* _Goal of the exercise_: Drop every picture, then transcribe the remaining data exactly.

* _Supplied data_:

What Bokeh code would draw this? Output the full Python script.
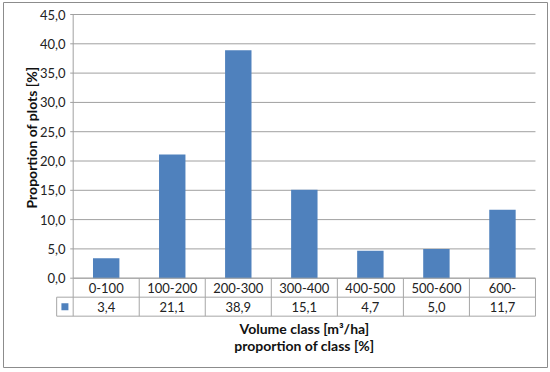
from bokeh.plotting import figure
from bokeh.models import Range1d
from bokeh.embed import file_html
from bokeh.resources import INLINE
from bokeh.core.properties import value
import math

categories = ["0-100", "100-200", "200-300", "300-400", "400-500", "500-600", "600-"]
proportions = [3.4, 21.1, 38.9, 15.1, 4.7, 5.0, 11.7]
yticks = [0, 5, 10, 15, 20, 25, 30, 35, 40, 45]
ytick_labels = ["0,0", "5,0", "10,0", "15,0", "20,0", "25,0", "30,0", "35,0", "40,0", "45,0"]
value_labels = ["3,4", "21,1", "38,9", "15,1", "4,7", "5,0", "11,7"]
x_title = "Volume class [m\u00b3/ha]"
x_title2 = "proportion of class [%]"
y_title = "Proportion of plots [%]"

FONT = "Lato"
BLUE = "#4F81BD"
GRID = "#A0A0A0"
TABLE = "#A6A6A6"
TXT = "#222222"

ROW = 3.24
TBOT = -2 * ROW
LEG = -0.25
n = len(categories)

p = figure(width=550, height=372, output_backend="svg", toolbar_location=None,
           x_range=Range1d(-1.055, 7.182), y_range=Range1d(-15.24, 47.05),
           x_axis_location=None, y_axis_location=None,
           min_border_left=3, min_border_right=3, min_border_top=2, min_border_bottom=5)
p.outline_line_color = "#8C8C8C"
p.outline_line_width = 1
p.background_fill_color = "white"
p.border_fill_color = "white"
p.grid.visible = False

# gridlines with small outward ticks
p.segment(x0=[-0.045] * len(yticks), x1=[n] * len(yticks), y0=yticks, y1=yticks,
          line_color=GRID, line_width=1)
# vertical axis line
p.segment(x0=[0], x1=[0], y0=[0], y1=[45], line_color=GRID, line_width=1)

# y tick labels
p.text(x=[-0.117] * len(yticks), y=yticks, text=ytick_labels, text_align="right",
       text_baseline="middle", text_font=value(FONT), text_font_size="13px", text_color=TXT)

# bars
centers = [i + 0.5 for i in range(n)]
p.vbar(x=centers, top=proportions, width=0.4, bottom=0, fill_color=BLUE, line_color=None)

# data table lines
hx0 = [0, LEG, LEG]
hx1 = [n, n, n]
hy = [0, -ROW, TBOT]
p.segment(x0=hx0, x1=hx1, y0=hy, y1=hy, line_color=TABLE, line_width=1)
vx = list(range(n + 1)) + [LEG]
vy0 = [0] * (n + 1) + [-ROW]
vy1 = [TBOT] * (n + 2)
p.segment(x0=vx, x1=vx, y0=vy0, y1=vy1, line_color=TABLE, line_width=1)

# legend key in table
p.scatter(x=[LEG / 2], y=[-1.5 * ROW], marker="square", size=7, fill_color=BLUE, line_color=None)

p.text(x=centers, y=[-0.5 * ROW] * n, text=categories, text_align="center", text_baseline="middle",
       text_font=value(FONT), text_font_size="13px", text_color=TXT)
p.text(x=centers, y=[-1.5 * ROW] * n, text=value_labels, text_align="center", text_baseline="middle",
       text_font=value(FONT), text_font_size="13px", text_color=TXT)

# titles
p.text(x=[n / 2, n / 2], y=[-8.6, -11.5], text=[x_title, x_title2], text_align="center",
       text_baseline="middle", text_font=value(FONT), text_font_size="14px",
       text_font_style="bold", text_color="#111111")
p.text(x=[-0.63], y=[24.0], text=[y_title], angle=math.pi / 2, text_align="center",
       text_baseline="middle", text_font=value(FONT), text_font_size="14px",
       text_font_style="bold", text_color="#111111")

open("out.html", "w").write(file_html(p, INLINE))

* _The completed task_:
What Bokeh code would draw this? Output the full Python script.
from bokeh.plotting import figure
from bokeh.models import Range1d
from bokeh.embed import file_html
from bokeh.resources import INLINE
from bokeh.core.properties import value
import math

categories = ["0-100", "100-200", "200-300", "300-400", "400-500", "500-600", "600-"]
proportions = [3.4, 21.1, 38.9, 15.1, 4.7, 5.0, 11.7]
yticks = [0, 5, 10, 15, 20, 25, 30, 35, 40, 45]
ytick_labels = ["0,0", "5,0", "10,0", "15,0", "20,0", "25,0", "30,0", "35,0", "40,0", "45,0"]
value_labels = ["3,4", "21,1", "38,9", "15,1", "4,7", "5,0", "11,7"]
x_title = "Volume class [m\u00b3/ha]"
x_title2 = "proportion of class [%]"
y_title = "Proportion of plots [%]"

FONT = "Lato"
BLUE = "#4F81BD"
GRID = "#A0A0A0"
TABLE = "#A6A6A6"
TXT = "#222222"

ROW = 3.24
TBOT = -2 * ROW
LEG = -0.25
n = len(categories)

p = figure(width=550, height=372, output_backend="svg", toolbar_location=None,
           x_range=Range1d(-1.055, 7.182), y_range=Range1d(-15.24, 47.05),
           x_axis_location=None, y_axis_location=None,
           min_border_left=3, min_border_right=3, min_border_top=2, min_border_bottom=5)
p.outline_line_color = "#8C8C8C"
p.outline_line_width = 1
p.background_fill_color = "white"
p.border_fill_color = "white"
p.grid.visible = False

# gridlines with small outward ticks
p.segment(x0=[-0.045] * len(yticks), x1=[n] * len(yticks), y0=yticks, y1=yticks,
          line_color=GRID, line_width=1)
# vertical axis line
p.segment(x0=[0], x1=[0], y0=[0], y1=[45], line_color=GRID, line_width=1)

# y tick labels
p.text(x=[-0.117] * len(yticks), y=yticks, text=ytick_labels, text_align="right",
       text_baseline="middle", text_font=value(FONT), text_font_size="13px", text_color=TXT)

# bars
centers = [i + 0.5 for i in range(n)]
p.vbar(x=centers, top=proportions, width=0.4, bottom=0, fill_color=BLUE, line_color=None)

# data table lines
hx0 = [0, LEG, LEG]
hx1 = [n, n, n]
hy = [0, -ROW, TBOT]
p.segment(x0=hx0, x1=hx1, y0=hy, y1=hy, line_color=TABLE, line_width=1)
vx = list(range(n + 1)) + [LEG]
vy0 = [0] * (n + 1) + [-ROW]
vy1 = [TBOT] * (n + 2)
p.segment(x0=vx, x1=vx, y0=vy0, y1=vy1, line_color=TABLE, line_width=1)

# legend key in table
p.scatter(x=[LEG / 2], y=[-1.5 * ROW], marker="square", size=7, fill_color=BLUE, line_color=None)

p.text(x=centers, y=[-0.5 * ROW] * n, text=categories, text_align="center", text_baseline="middle",
       text_font=value(FONT), text_font_size="13px", text_color=TXT)
p.text(x=centers, y=[-1.5 * ROW] * n, text=value_labels, text_align="center", text_baseline="middle",
       text_font=value(FONT), text_font_size="13px", text_color=TXT)

# titles
p.text(x=[n / 2, n / 2], y=[-8.6, -11.5], text=[x_title, x_title2], text_align="center",
       text_baseline="middle", text_font=value(FONT), text_font_size="14px",
       text_font_style="bold", text_color="#111111")
p.text(x=[-0.63], y=[24.0], text=[y_title], angle=math.pi / 2, text_align="center",
       text_baseline="middle", text_font=value(FONT), text_font_size="14px",
       text_font_style="bold", text_color="#111111")

open("out.html", "w").write(file_html(p, INLINE))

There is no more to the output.